What you are asked to do: Give the material once more, word for word, without any images.

Raw data:
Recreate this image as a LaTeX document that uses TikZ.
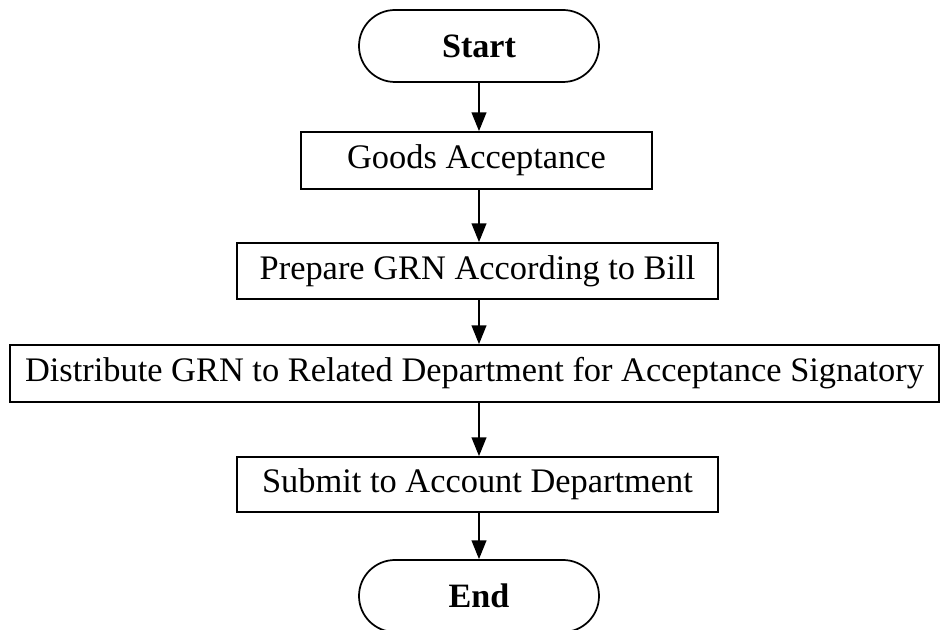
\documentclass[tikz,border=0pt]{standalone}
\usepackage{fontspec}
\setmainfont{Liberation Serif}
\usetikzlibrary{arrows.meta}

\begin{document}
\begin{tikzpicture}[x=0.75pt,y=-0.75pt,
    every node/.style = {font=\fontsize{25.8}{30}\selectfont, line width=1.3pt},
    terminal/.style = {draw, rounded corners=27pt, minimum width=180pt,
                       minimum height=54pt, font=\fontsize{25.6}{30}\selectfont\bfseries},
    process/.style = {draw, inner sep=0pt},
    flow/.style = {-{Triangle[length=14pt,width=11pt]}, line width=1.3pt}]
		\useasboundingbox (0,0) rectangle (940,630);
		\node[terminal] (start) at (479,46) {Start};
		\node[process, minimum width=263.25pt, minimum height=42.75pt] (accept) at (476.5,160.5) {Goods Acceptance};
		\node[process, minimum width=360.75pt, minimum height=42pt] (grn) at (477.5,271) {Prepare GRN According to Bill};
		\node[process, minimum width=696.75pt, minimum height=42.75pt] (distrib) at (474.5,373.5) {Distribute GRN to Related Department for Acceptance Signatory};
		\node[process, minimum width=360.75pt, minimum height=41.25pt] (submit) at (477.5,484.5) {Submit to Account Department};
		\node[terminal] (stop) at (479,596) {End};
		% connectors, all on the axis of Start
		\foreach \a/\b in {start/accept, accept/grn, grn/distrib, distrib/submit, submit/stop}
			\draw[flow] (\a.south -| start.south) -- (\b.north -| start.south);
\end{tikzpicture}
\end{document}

Task output:
Recreate this image as a LaTeX document that uses TikZ.
\documentclass[tikz,border=0pt]{standalone}
\usepackage{fontspec}
\setmainfont{Liberation Serif}
\usetikzlibrary{arrows.meta}

\begin{document}
\begin{tikzpicture}[x=0.75pt,y=-0.75pt,
    every node/.style = {font=\fontsize{25.8}{30}\selectfont, line width=1.3pt},
    terminal/.style = {draw, rounded corners=27pt, minimum width=180pt,
                       minimum height=54pt, font=\fontsize{25.6}{30}\selectfont\bfseries},
    process/.style = {draw, inner sep=0pt},
    flow/.style = {-{Triangle[length=14pt,width=11pt]}, line width=1.3pt}]
		\useasboundingbox (0,0) rectangle (940,630);
		\node[terminal] (start) at (479,46) {Start};
		\node[process, minimum width=263.25pt, minimum height=42.75pt] (accept) at (476.5,160.5) {Goods Acceptance};
		\node[process, minimum width=360.75pt, minimum height=42pt] (grn) at (477.5,271) {Prepare GRN According to Bill};
		\node[process, minimum width=696.75pt, minimum height=42.75pt] (distrib) at (474.5,373.5) {Distribute GRN to Related Department for Acceptance Signatory};
		\node[process, minimum width=360.75pt, minimum height=41.25pt] (submit) at (477.5,484.5) {Submit to Account Department};
		\node[terminal] (stop) at (479,596) {End};
		% connectors, all on the axis of Start
		\foreach \a/\b in {start/accept, accept/grn, grn/distrib, distrib/submit, submit/stop}
			\draw[flow] (\a.south -| start.south) -- (\b.north -| start.south);
\end{tikzpicture}
\end{document}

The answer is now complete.